I would also keep one mental rule in place: if a stage feels too tight on paper, it will feel tighter on the trail. Adding just one extra night to the itinerary can change the trip from stressful to enjoyable. That is especially true if you want time for photos, coffee stops, or a slower descent after lunch.
The best self-guided version of this trek is not the fastest one. It is the one that leaves enough margin for weather, tired legs, and a few unplanned pauses to simply look up. With that margin in place, the loop feels less like a puzzle and more like the kind of Alpine journey people remember for years.

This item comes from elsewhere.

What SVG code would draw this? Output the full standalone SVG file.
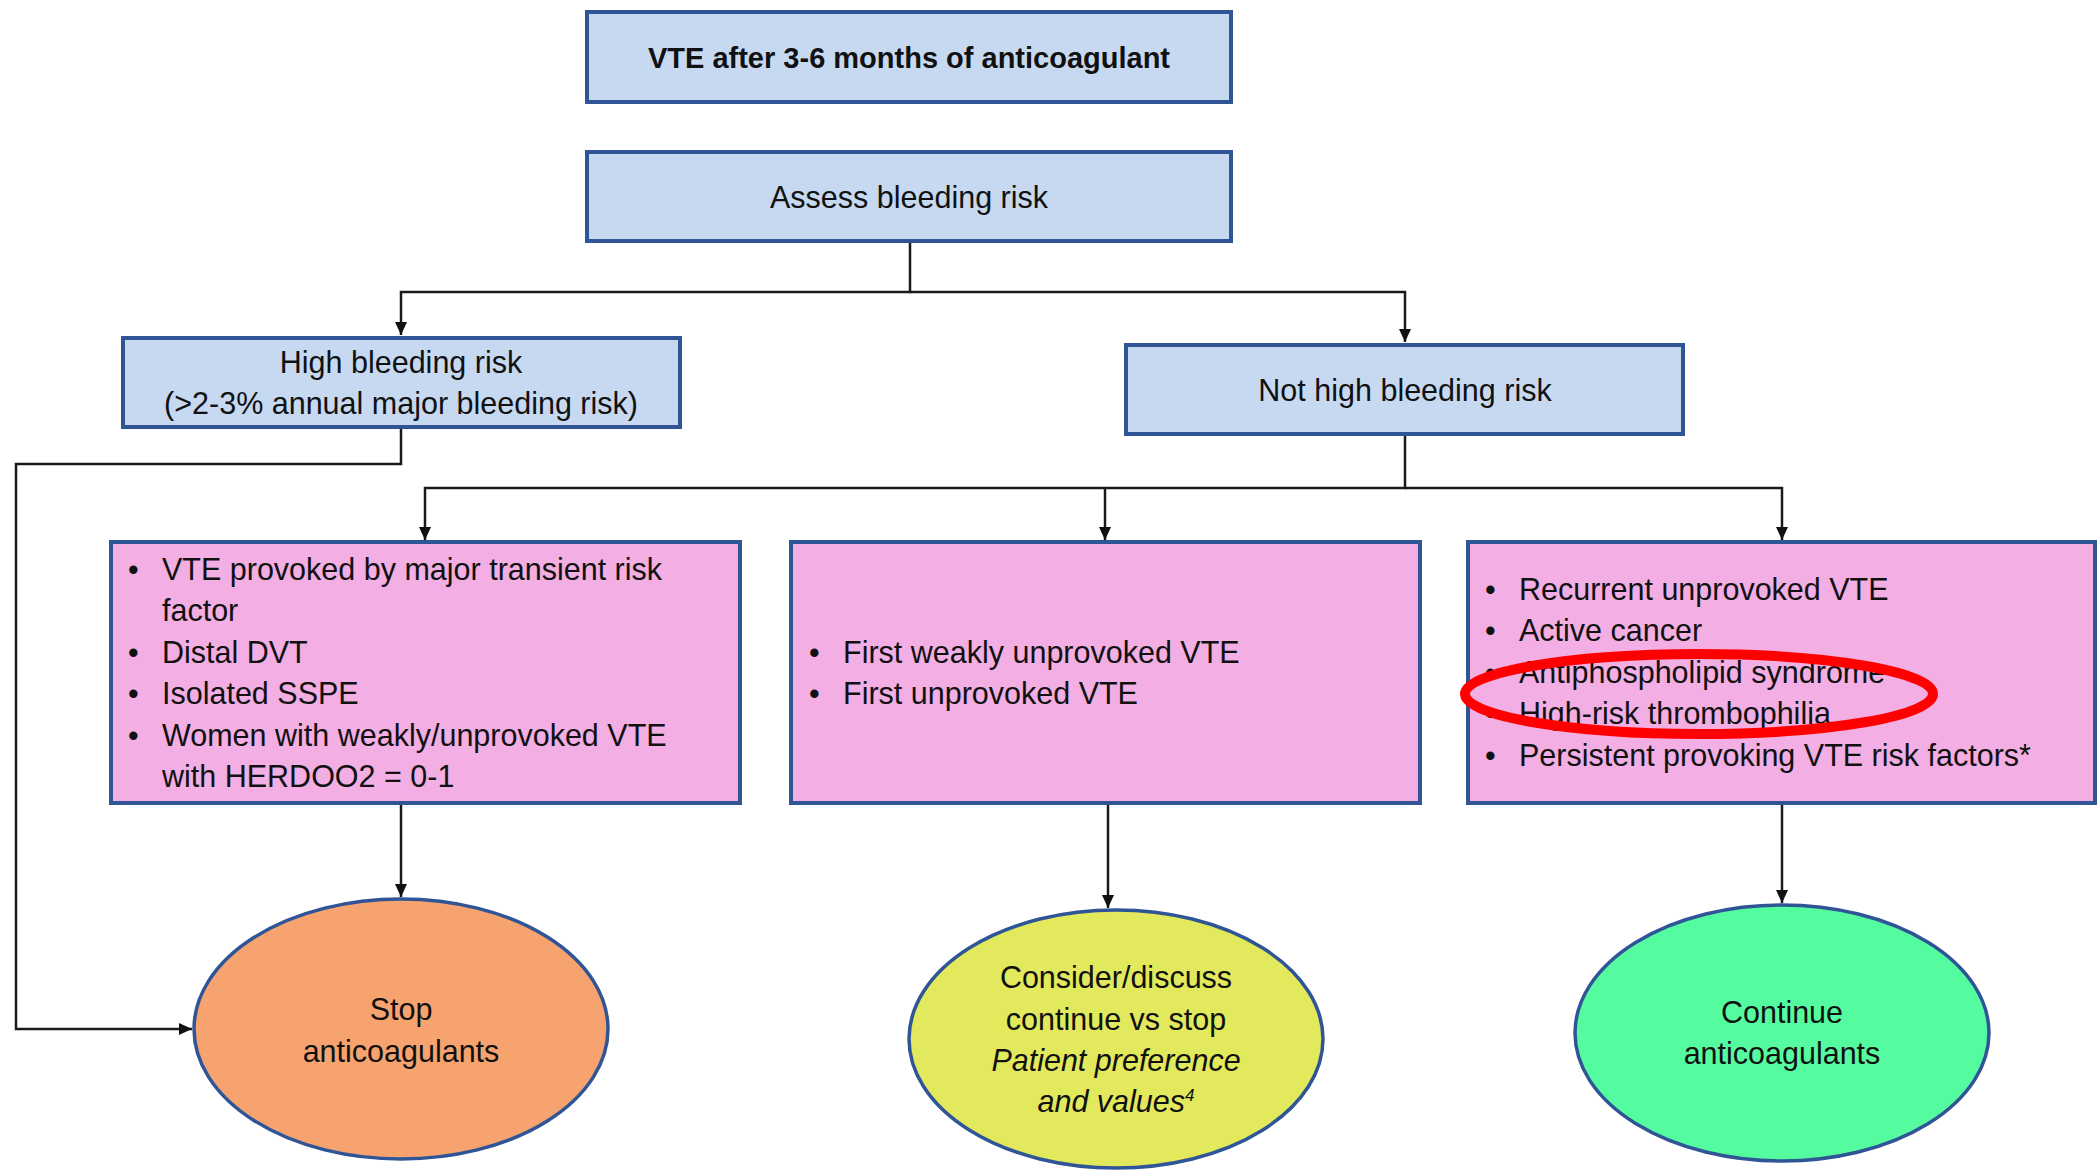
<svg xmlns="http://www.w3.org/2000/svg" width="2098" height="1173" viewBox="0 0 2098 1173">
<style>
  text { font-family: "Liberation Sans", Arial, sans-serif; font-size: 30.5px; fill: #111; }
  .c { text-anchor: middle; }
  .b { font-weight: bold; font-size: 29px; }
  .i { font-style: italic; }
  .blue { fill: #C6D9F1; stroke: #2F5597; stroke-width: 4; }
  .pink { fill: #F3AEE3; stroke: #2F5597; stroke-width: 4; }
  .ell { stroke: #2F5597; stroke-width: 3.5; }
  .conn { fill: none; stroke: #1a1a1a; stroke-width: 2.5; }
</style>
<defs>
  <marker id="arr" markerUnits="userSpaceOnUse" markerWidth="14" markerHeight="12" refX="13" refY="6" orient="auto">
    <path d="M0,0 L13,6 L0,12 z" fill="#111"/>
  </marker>
</defs>
<rect width="2098" height="1173" fill="#fff"/>

<g id="connectors">
  <path class="conn" d="M910,241 V292 H401 V335" marker-end="url(#arr)"/>
  <path class="conn" d="M910,292 H1405 V342" marker-end="url(#arr)"/>
  <path class="conn" d="M401,427 V464 H16 V1029 H192" marker-end="url(#arr)"/>
  <path class="conn" d="M1405,434 V488 H425 V540" marker-end="url(#arr)"/>
  <path class="conn" d="M1105,488 V540" marker-end="url(#arr)"/>
  <path class="conn" d="M1405,488 H1782 V540" marker-end="url(#arr)"/>
  <path class="conn" d="M401,803 V897" marker-end="url(#arr)"/>
  <path class="conn" d="M1108,803 V908" marker-end="url(#arr)"/>
  <path class="conn" d="M1782,803 V903" marker-end="url(#arr)"/>
</g>

<g id="n-title">
  <rect class="blue" x="587" y="12" width="644" height="90"/>
  <text class="c b" x="909" y="68">VTE after 3-6 months of anticoagulant</text>
</g>

<g id="n-assess">
  <rect class="blue" x="587" y="152" width="644" height="89"/>
  <text class="c" x="909" y="208">Assess bleeding risk</text>
</g>

<g id="n-high">
  <rect class="blue" x="123" y="338" width="557" height="89"/>
  <text class="c" x="401" y="373">High bleeding risk</text>
  <text class="c" x="401" y="414">(&gt;2-3% annual major bleeding risk)</text>
</g>

<g id="n-nothigh">
  <rect class="blue" x="1126" y="345" width="557" height="89"/>
  <text class="c" x="1405" y="401">Not high bleeding risk</text>
</g>

<g id="n-low">
  <rect class="pink" x="111" y="542" width="629" height="261"/>
  <text x="128" y="580">•</text><text x="162" y="580">VTE provoked by major transient risk</text>
  <text x="162" y="621">factor</text>
  <text x="128" y="663">•</text><text x="162" y="663">Distal DVT</text>
  <text x="128" y="704">•</text><text x="162" y="704">Isolated SSPE</text>
  <text x="128" y="746">•</text><text x="162" y="746">Women with weakly/unprovoked VTE</text>
  <text x="162" y="787">with HERDOO2 = 0-1</text>
</g>

<g id="n-mid">
  <rect class="pink" x="791" y="542" width="629" height="261"/>
  <text x="809" y="663">•</text><text x="843" y="663">First weakly unprovoked VTE</text>
  <text x="809" y="704">•</text><text x="843" y="704">First unprovoked VTE</text>
</g>

<g id="n-high-risk">
  <rect class="pink" x="1468" y="542" width="627" height="261"/>
  <text x="1485" y="600">•</text><text x="1519" y="600">Recurrent unprovoked VTE</text>
  <text x="1485" y="641">•</text><text x="1519" y="641">Active cancer</text>
  <text x="1485" y="683">•</text><text x="1519" y="683">Antiphospholipid syndrome</text>
  <text x="1485" y="724">•</text><text x="1519" y="724">High-risk thrombophilia</text>
  <text x="1485" y="766">•</text><text x="1519" y="766">Persistent provoking VTE risk factors*</text>
  <ellipse cx="1699" cy="694" rx="234" ry="40" fill="none" stroke="#FF0000" stroke-width="10"/>
</g>

<g id="n-stop">
  <ellipse class="ell" cx="401" cy="1029" rx="207" ry="130" fill="#F6A36F"/>
  <text class="c" x="401" y="1020">Stop</text>
  <text class="c" x="401" y="1062">anticoagulants</text>
</g>

<g id="n-consider">
  <ellipse class="ell" cx="1116" cy="1039" rx="207" ry="129" fill="#E2E95C"/>
  <text class="c" x="1116" y="988">Consider/discuss</text>
  <text class="c" x="1116" y="1030">continue vs stop</text>
  <text class="c i" x="1116" y="1071">Patient preference</text>
  <text class="c i" x="1116" y="1112">and values<tspan font-size="17" dy="-11">4</tspan></text>
</g>

<g id="n-continue">
  <ellipse class="ell" cx="1782" cy="1033" rx="207" ry="128" fill="#55FB9F"/>
  <text class="c" x="1782" y="1023">Continue</text>
  <text class="c" x="1782" y="1064">anticoagulants</text>
</g>
</svg>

The margin that turns a hard trek into a good one
If I were planning this trip for the first time, I would focus on three things before anything else: book the hardest nights first, choose a pace that leaves room for weather, and keep the gear list simple but reliable. Those three decisions do more to shape the trip than any scenic description ever will.The Tour du Mont Blanc rewards hikers who respect its scale. It is not a technical expedition, but it is also not a casual walk with views. If you treat the itinerary as a sequence of mountain days that need real recovery, the circuit is one of the most satisfying self-planned treks in Europe.
For most hikers, the smartest first attempt is a mid-season start, a 7- to 9-day rhythm, and a lodging plan that does not force daily improvisation. That combination gives you the best chance of finishing strong instead of just finishing.